Keep Your Dog Away from Grapes and Raisins

by Gayla on November 27, 2013

It’s important for any dog owner to become familiar with the various types of things that can be poisonous to a dog. There are a lot of common household products, food and medicines that can make your canine best friend seriously ill or even be fatal to him.  Although they’re small enough to use as training treats, and tasty enough that dogs like to eat them, grapes and raisins are 2 of the foods that you should never let your dog near.

The issue with raisins, grapes and dogs isn’t completely understood. Many dogs won’t have any problems at all if they nibble on one of these tasty fruits.  For the remainder of the dog population, they can lead to acute kidney failure within 48 hours.

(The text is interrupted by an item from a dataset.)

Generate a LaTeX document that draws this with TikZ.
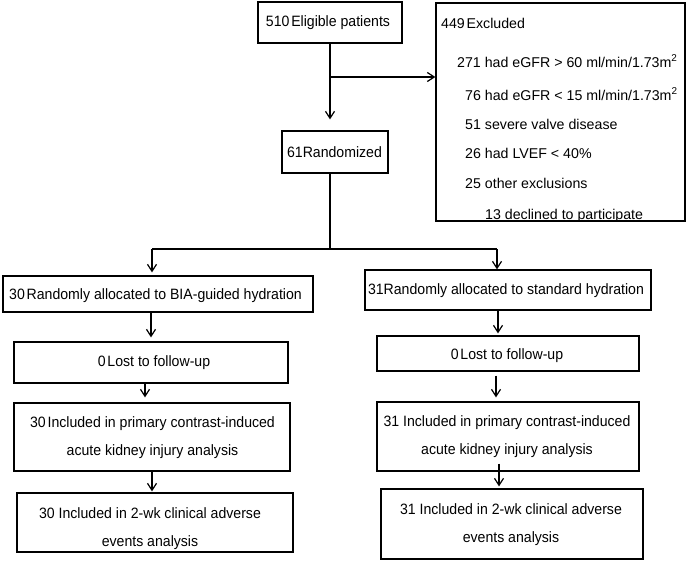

What makes this problem even more complicated is there is no way of predicting which dog will react to grapes or raisins at all.

Cause is Unclear

Scientists, veterinarians and other dog experts have no idea why some dogs react and others don’t. To make it worse, nobody knows exactly what the chemical ingredient is that causes the kidney failure. Various tests have been done but as yet, there are no answers. Is it definitely the grapes or raisins that are the culprit, or is it a mycotoxin that has grown on the fruit?  Does poisoning occur if a dog eats a lot of grapes at once, or is it more likely to develop with repeated small snacks over a period of time? So much isn’t known yet.

Symptoms

Symptoms of poisoning associated with eating grapes include diarrhea, vomiting, appetite loss, abdominal pain, decreased urination, and lethargy. If you have seen your dog eat raisins or grapes, or even suspect that he has nibbled on a few of them, don’t take your chances.  Call your veterinarian immediately and arrange to have your dog seen straight away. You will probably need to take him into the clinic where your vet can give him medication to make him vomit up the grapes or raisins in his stomach. Further treatment can include activated charcoal and intravenous fluids. Unfortunately, in most cases, by the time symptoms have developed, the damage is done. 

Proceed with Caution

It is so important to keep raisins and grapes away from your dog. Even if your friend or neighbor has a dog that eats grapes regularly doesn’t mean that your dog can eat them too. Your four legged best friend may be one of the unlucky individuals who becomes critically ill after eating them. It’s a good idea to let other dog owners know about the risks, so they too can protect their furry family member. Given that the mechanism of poisoning isn’t known, and there is no way of telling which dogs will be affected, it is much safer to give your dog something else as a treat or training reward.